言葉の移ろい

人生も還暦ともなると、言葉の移ろいが気になってならない。
テレビで芸能人や文化人タレントが発する言葉の影響だろう。

最も違和感を覚えるのは、「嫁」「奥さん」である。

前者は親が息子の女性配偶者を言うものであり、後者は他人の女性配偶者を言うものであるはずなのに、男が自分の女性配偶者を言う呼称に使われている。本来なら「妻」というべきである。

いや、もはや“べき”とは断言できないのか?
最近では、バライエティーでもワイドショーでもない純粋な教養番組ですら、人品卑しからざる方々が、当然のように迷いなく「嫁」「奥さん」を使用している。

「めちゃめちゃ」が関西弁以外で使用されているのを聞くのは未だに落ち着かない。胃袋がムカムカする。これは明らかに、吉本興業の関東進出と共に拡散した。主犯は間違いなく島田紳助だ。

スポーツ中継の優勝者インタビューで、「お母様の物心両面の支えが原動力ですね?」と言うべきだと考えるところを「母の・・・・・・」と話すアナウンサーがいた。

これは言い間違いなのか?局として容認する範囲内なのか?教えてほしいものである。と言って、投書するほど物好きではない。

こんなものは序の口で、以下などは強烈な不快感をもよおす。
ナレーションの場合は台本があるはずで、台本を書く人間も、台本を点検する局スタッフも放置しているのか、と思うと世も末だ。新聞ですら使用されている。
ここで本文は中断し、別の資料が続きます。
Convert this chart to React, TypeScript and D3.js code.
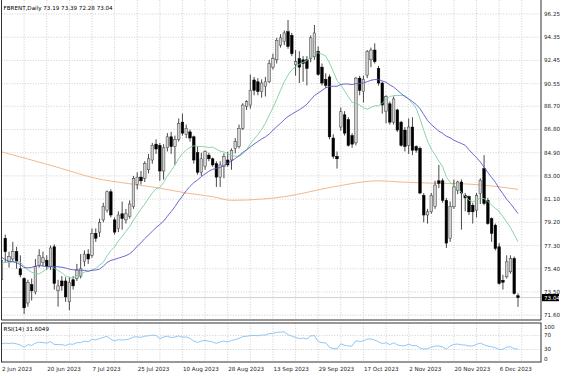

「そうぉーー」:伝聞で使う「そう」を「そうです」とか「そうだ」とせず、「そうぉーー」と伸ばして終わる。伸ばすのは「おいしそう」や「楽しそう」のような場合だ。最近ではNHKすら伝聞の「そうぉーー」を使っている。

「普通に」:「当然のように」「不信感なく」「従来通り」「迷うことなく」などと表現するべき場面で使われている。““普通に”「嫁」「奥さん」を使用している。”

「真逆」:これはもう完全に定着した感がある。やはり本来「正反対」だろう。

言葉の移ろいのことを考えていると、海外駐在時代に見た現地日本語情報誌の乱れた日本語を思い出した。

おそらくは、必ずしも文章の訓練を受けていないような人間が作業しているのだから、しょうがないのであろう。

現地大学の日本語学科が教材で使用しているという話を聞いた時には、お願いだから早くやめてくれ、と願ったものだ。
そう言えば、「地球の歩き方」も酷かった。最近は多少は改善されているのだろうか?

タウン誌レベルで少々言葉が乱れていても、お笑いの世界で済ませられるが、報道記事の歪みとなると、少々看過しかねる。

90年代の香港で発刊されていたある日本語新聞では、現地新聞「明報」を引用する際に、“香港の朝日新聞と呼ばれるQuality Paper”という枕詞を必ず置いていた。

「明報」は、日本では武侠小説作家として有名な金庸が創刊し主筆を務めた日刊紙である。

金庸は文化大革命の時期、香港で中国共産党が指導する左翼テロが頻発し、自身にも身の危険が迫る状況でも、厳然として文化大革命に徹底的に反対する論陣を張り続けた人物である。

方や朝日新聞は文化大革命の提灯記事を書き続けた。

さらには、日本経済新聞の鮫島敬治記者が「文化大革命は毛沢東による政治権力闘争」との記事を書いたことにより中国当局にスパイ容疑で長期間拘留された際にも、日本の新聞社が連名で発した抗議声明に唯一加わらなかった新聞社である。

こんな枕詞を付けられたら金庸が泣く。
そもそも、一体だれが“香港の朝日新聞”などと呼んでいたのか。記事を書いた記者だけだろう。